September 3, 2007 in Nation/World

British soldiers leave last base in key Iraq city

David Stringer Associated Press
Associated Press photo

A British army corporal lowers the Union Jack during an April ceremony to mark transfer of control of a British military base in Basra. British soldiers began withdrawing Sunday from their last base in Basra.Associated Press
(Full-size photo)

LONDON – British soldiers began withdrawing Sunday from their last base in the southern Iraqi city of Basra, paving the way for fresh troop cuts and fueling worries about the security of the country’s second-largest city and the surrounding region.

U.S. and Iraqi authorities have expressed concern that a broader British drawdown could jeopardize the region’s rich oil resources and the land supply line from Kuwait to Baghdad and beyond.
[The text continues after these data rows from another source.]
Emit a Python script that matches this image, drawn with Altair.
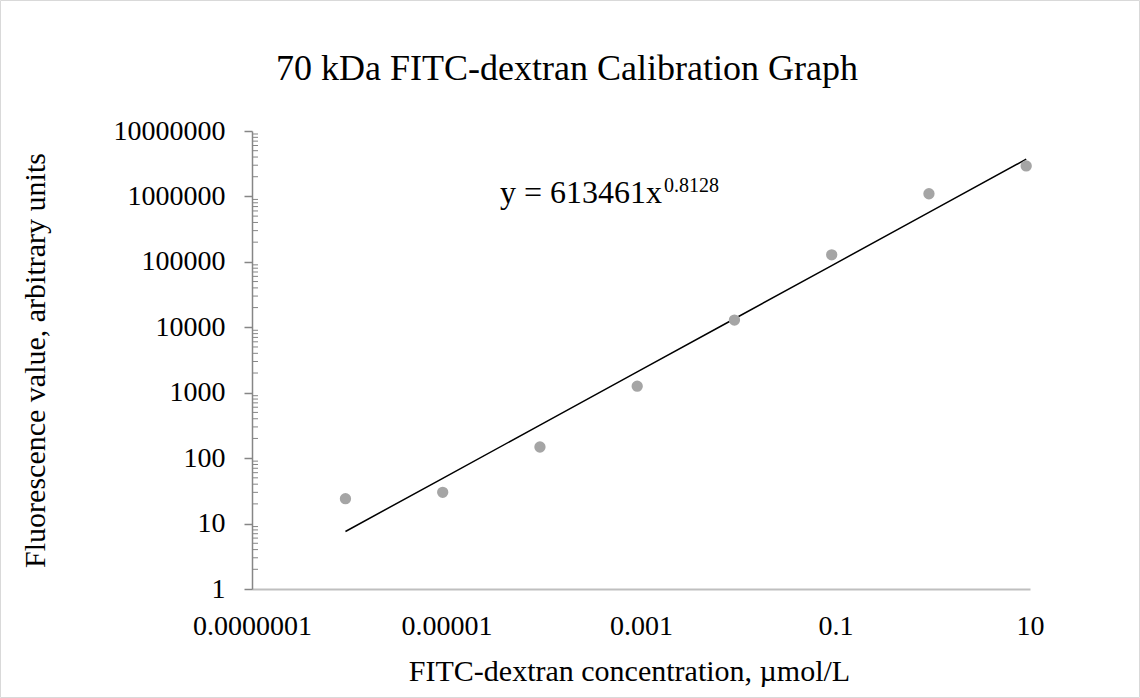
import altair as alt
import pandas as pd

# ---- data ----
conc = [9.14e-7, 9.14e-6, 9.14e-5, 9.14e-4, 9.14e-3, 9.14e-2, 0.914, 9.14]
fluor = [24, 30, 148, 1260, 12900, 128000, 1100000, 2930000]
x_ticks = [1e-7, 1e-5, 1e-3, 0.1, 10]
y_ticks = [1, 10, 100, 1000, 10000, 100000, 1000000, 10000000]
y_minor_steps = [2, 3, 4, 5, 6, 7, 8, 9]
y_decades = [1, 10, 100, 1000, 10000, 100000, 1000000]
fit_a = 613461
fit_b = 0.8128

title_text = "70 kDa FITC-dextran Calibration Graph"
x_title = "FITC-dextran concentration, µmol/L"
y_title = "Fluorescence value, arbitrary units"

FONT = "Liberation Serif"
W, H = 778, 458
PAD_L, PAD_T = 252, 131
PAD_R, PAD_B = 1140 - PAD_L - W, 698 - PAD_T - H

df = pd.DataFrame({"conc": conc, "fluor": fluor})
minor_df = pd.DataFrame({"v": [d * m for d in y_decades for m in y_minor_steps]})

xscale = alt.Scale(type="log", domain=[1e-7, 10], nice=False)
yscale = alt.Scale(type="log", domain=[1, 1e7], nice=False)

x_axis = alt.Axis(
    values=x_ticks, format=".7~f", labelFlush=False, labelOverlap=False,
    ticks=False, domainColor="#bfbfbf", domainWidth=2, grid=False,
    labelFont=FONT, labelFontSize=28, labelColor="black", labelPadding=23,
    title=x_title, titleFont=FONT, titleFontSize=30, titleFontWeight="normal",
    titleColor="black", titleX=377, titleY=82, titleBaseline="middle",
    titleAlign="center",
)
y_axis = alt.Axis(
    values=y_ticks, format="d", labelOverlap=False, tickSize=8,
    tickColor="#868686", domainColor="#868686", domainWidth=1.5, tickWidth=1.5,
    grid=False, labelFont=FONT, labelFontSize=28, labelColor="black",
    labelPadding=19, title=y_title, titleFont=FONT, titleFontSize=30,
    titleFontWeight="normal", titleColor="black", titleX=-217, titleY=H / 2,
    titleAngle=-90, titleBaseline="middle", titleAlign="center",
)

base = alt.Chart(df)

points = base.mark_circle(color="#a5a5a5", opacity=1, size=128).encode(
    x=alt.X("conc:Q", scale=xscale, axis=x_axis),
    y=alt.Y("fluor:Q", scale=yscale, axis=y_axis),
)

trend = base.transform_calculate(
    trend=f"{fit_a} * pow(datum.conc, {fit_b})"
).mark_line(color="black", strokeWidth=1.5).encode(
    x=alt.X("conc:Q", scale=xscale),
    y=alt.Y("trend:Q", scale=yscale),
)

minor = alt.Chart(minor_df).mark_rule(color="#868686", strokeWidth=1).encode(
    y=alt.Y("v:Q", scale=yscale),
    x=alt.value(0),
    x2=alt.value(6),
)

one = alt.Data(values=[{}])
eq_main = alt.Chart(one).mark_text(
    align="left", baseline="alphabetic", font=FONT, fontSize=32, color="black"
).encode(x=alt.value(248), y=alt.value(72), text=alt.value(f"y = {fit_a}x"))
eq_sup = alt.Chart(one).mark_text(
    align="left", baseline="alphabetic", font=FONT, fontSize=20, color="black"
).encode(x=alt.value(412), y=alt.value(61), text=alt.value(f"{fit_b}"))

title_mark = alt.Chart(one).mark_text(
    align="center", baseline="alphabetic", font=FONT, fontSize=36, color="black"
).encode(x=alt.value(567 - PAD_L), y=alt.value(80 - PAD_T), text=alt.value(title_text))

frame = alt.Chart(one).mark_rect(
    filled=False, stroke="#d9d9d9", strokeWidth=1
).encode(
    x=alt.value(-PAD_L + 0.5), x2=alt.value(W + PAD_R - 0.5),
    y=alt.value(-PAD_T + 0.5), y2=alt.value(H + PAD_B - 0.5),
)

chart = alt.layer(frame, minor, trend, points, eq_main, eq_sup, title_mark).properties(
    width=W, height=H,
    autosize=alt.AutoSizeParams(type="none"),
    padding={"left": PAD_L, "top": PAD_T, "right": PAD_R, "bottom": PAD_B},
).configure(background="white").configure_view(stroke=None)

chart.save("out.html", embed_options={"renderer": "svg", "actions": False})
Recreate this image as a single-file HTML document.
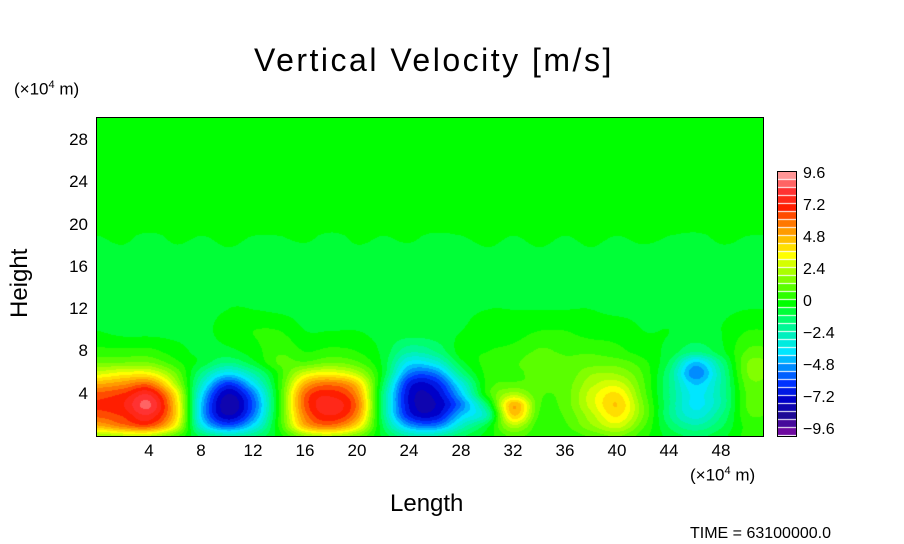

Some analysts also fear that British withdrawal could exacerbate a violent power struggle between rival Shiite groups in the sect’s southern heartland.

Around 550 soldiers were leaving the downtown Basra Palace, one of deposed President Saddam Hussein’s former compounds, to join 5,000 other personnel at an air base seven miles away on the fringes of the city.

The Iraqi military sent hundreds of reinforcements to the city to prevent Shiite militias and criminal gangs from expanding their influence once the British have gone.

Former Prime Minister Tony Blair reduced the number of British troops in Iraq from 7,000 to 5,500 in February and left open the option of pulling out around 500 more personnel once Basra Palace was handed back to Iraqis.

Basra Palace was to house British soldiers and diplomatic staff after the 2003 U.S.-led invasion and has come under daily mortar and rocket attack in recent months.

U.S. officials have raised concerns about the prospect of British troops leaving the city, which fell under the influence of Shiite religious parties and militias, some with ties to Iran, after the January 2005 election that brought Prime Minister Nouri al-Maliki to power.

The police force is heavily infiltrated by militias. Political rivals, liquor dealers, DVD shop owners and anyone who violated different groups’ interpretations of Islam was subject to assassination by death squads.

The International Crisis Group, a Brussels based think tank, said in a June report that unconstrained militias were destabilizing Basra and that locals believed British forces had been driven out.

“Relentless attacks against British forces in effect had driven them off the streets into increasingly secluded compounds,” the report said. “Basra’s residents and militiamen view this not as an orderly withdrawal but rather as an ignominious defeat.”